The point is that pulling a lot of data from a Kinesis stream, in our case one with 40 or more shards, requires some tinkering to get right. Your mileage may vary as it depends on how much event timestamp drift occurs between shards and how much out of orderness can occur among these timestamps.

Aggregation can be slow for certain Flink state

Our initial draft of our application implemented windowing using aggregation. Aggregation allows Flink to reduce window state to an intermediate, aggregated value in order to reduce state size and reduce burst demand on the application when the window closes.

Unfortunately, it turns out that Flink's keyed and operator state cannot be accessed within the context of an aggregation function. Thus, the Flink state, which can be updated very quickly and without deserializing the entire serialized aggregator, cannot be accessed and Flink must deserialize and serialize the intermediate state each time it aggregates the window's records. It seems others have also encountered this problem .

There's no way around understanding the Framework

My hope was that constructing a Flink app would be a quick project and I wouldn't get too into the weeds with the inner workings of the Flink framework. This app confirmed what I held true of frameworks: that any non-trivial project will require you to grapple with their low level details. The thought has certainly crossed my mind whether we could have written a stream processing application without all the heavy-dutiness of Flink, but for anyone writing two or more stream processing applications of this sort, I could see the cost-benefit inequality working out in favor of learning Flink, thereby amortizing the cost of learning its characteristics. The appeal of running in a managed environment via Kinesis Data Analytics means hopefully recouping some maintenance cost in the long-run too, another very attractive proposition.

To those seeking to learn Flink, I would recommend Stream Processing with Apache Flink.
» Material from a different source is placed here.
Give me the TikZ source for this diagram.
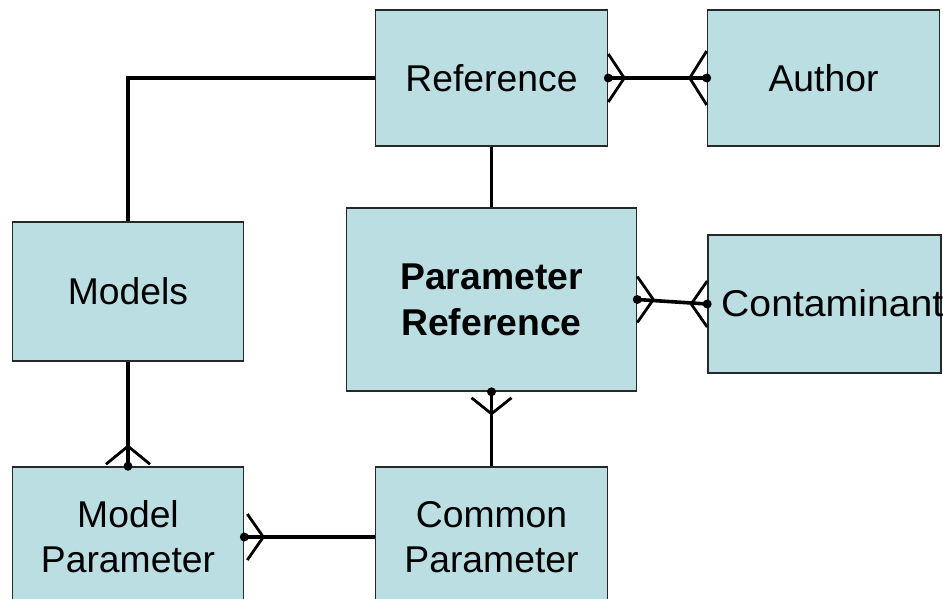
\documentclass[tikz,border=0pt]{standalone}
\usepackage{fontspec}
\setmainfont{Liberation Sans}
\definecolor{entityfill}{RGB}{186,222,226}
\definecolor{entityedge}{RGB}{40,40,40}
\begin{document}
\begin{tikzpicture}[x=1pt,y=-1pt,
  entity/.style={draw=entityedge, line width=1.6pt, fill=entityfill, rectangle,
    inner sep=0pt, align=center, font=\fontsize{37.3}{45}\selectfont},
  link/.style={line width=3.6pt, black},
  toe/.style={line width=2.8pt, black, line join=miter},
  label/.style={inner sep=0pt, font=\fontsize{37.3}{45}\selectfont}]
\useasboundingbox (0,0) rectangle (943,598);
\clip (0,0) rectangle (943,598);

% entities
\node[entity, minimum width=232pt, minimum height=136pt] (ref) at (491.5,78) {Reference};
\node[entity, minimum width=232pt, minimum height=136pt] (auth) at (823.5,78) {Author};
\node[entity, minimum width=231pt, minimum height=139pt] (models) at (128,291.5) {Models};
\node[entity, minimum width=290pt, minimum height=183pt,
      font=\fontsize{37.3}{46}\selectfont\bfseries] (pr) at (491.5,299.5) {Parameter\\Reference};
\node[entity, minimum width=233pt, minimum height=138pt] (cont) at (824.5,304) {};
\node[label, anchor=west, xscale=1.05] (contlabel) at (721,303) {Contaminant};
\node[entity, minimum width=231pt, minimum height=140pt] (mp) at (128,537) {Model\\Parameter};
\node[entity, minimum width=232pt, minimum height=140pt] (cp) at (491.5,537) {Common\\Parameter};

% relationships
\draw[link] (ref.west) -| (models.north);
\draw[link] (ref.south) -- (pr.north);
\draw[link] (ref.east) -- (auth.west);
\draw[link] (pr.east) -- (cont.west);
\draw[link] (pr.south) -- (cp.north);
\draw[link] (models.south) -- (mp.north);
\draw[link] (cp.west) -- (mp.east);

% crow's feet (many ends)
\draw[toe] ([yshift=24pt]ref.east) -- ([xshift=16pt]ref.east) -- ([yshift=-24pt]ref.east);
\draw[toe] ([yshift=27pt]auth.west) -- ([xshift=-17pt]auth.west) -- ([yshift=-27pt]auth.west);
\draw[toe] ([yshift=23pt]pr.east) -- ([xshift=16pt]pr.east) -- ([yshift=-23pt]pr.east);
\draw[toe] ([yshift=23pt]cont.west) -- ([xshift=-16pt]cont.west) -- ([yshift=-23pt]cont.west);
\draw[toe] ([xshift=-20pt,yshift=-6pt]pr.south) -- ([yshift=-22pt]pr.south) -- ([xshift=20pt,yshift=-6pt]pr.south);
\draw[toe] ([xshift=-22pt,yshift=2pt]mp.north) -- ([yshift=20pt]mp.north) -- ([xshift=22pt,yshift=2pt]mp.north);
\draw[toe] ([xshift=3pt,yshift=23pt]mp.east) -- ([xshift=19pt]mp.east) -- ([xshift=3pt,yshift=-23pt]mp.east);

% end dots
\foreach \p in {ref.east, auth.west, pr.east, cont.west, pr.south, mp.north, mp.east}
  \fill[black] (\p) circle[radius=4.5pt];
\end{tikzpicture}
\end{document}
I discovered it much too late, and I would have saved a lot of time had I started with this book before diving into Flink. It covers Flink with a very logical flow that leads to, in my experience, a much better understanding of the topics presented than documentation on the Flink project website.

Comparison to KDA SQL application

As hoped, the KDA app has so far withstood the large input values which tripped up the SQL implementation. This comes at the expense of a wildly larger amount of code.

$sloccount .

SLOC	Directory	SLOC-by-Language (Sorted)
566     src_main        java=566
408     src_test        java=408
Totals grouped by language (dominant language first):
java:           974 (100%)

Even without the test code, this represents a 50x increase compared to the 10 lines of the SQL app. Much of this code comes in the form of data model definitions and boilerplate, however. Overall, Flink can achieve a great deal with a relatively small amount of code.

Both the SQL application and Flink support autoscaling on KDA, though they expose different parameters for tuning it. The Flink runtime offers two parameters:

Parallelism: The total parallelism of the application
ParallelismPerKPU: The max # of tasks which can be scheduled on a single KPU

The above implies that parallelism divided by the parallelism per KPU sets a lower bound on the number of KPUs allocated. Autoscaling is not a panacea for throughput issues in either case, evidenced by the issues noted above and the motivation for moving off the SQL app.

It's too early to weigh in on the comparative operational burden of the two services, but my worst nightmare when running services such as these is magical, unexplainable behavior, and lacking the source code to the SQL runtime makes encountering these sorts of issues seem more likely in the SQL application versus the Flink one.

Conclusion

That's it for my initial thoughts on Flink. My experience left me with a high regard for the project, and I am hoping it continues to flourish. It's encouraging to see it gain traction even within behemoths like AWS. More than anything, working with Flink has left me with a new appreciation for the broadly applicable job of stateful stream processing.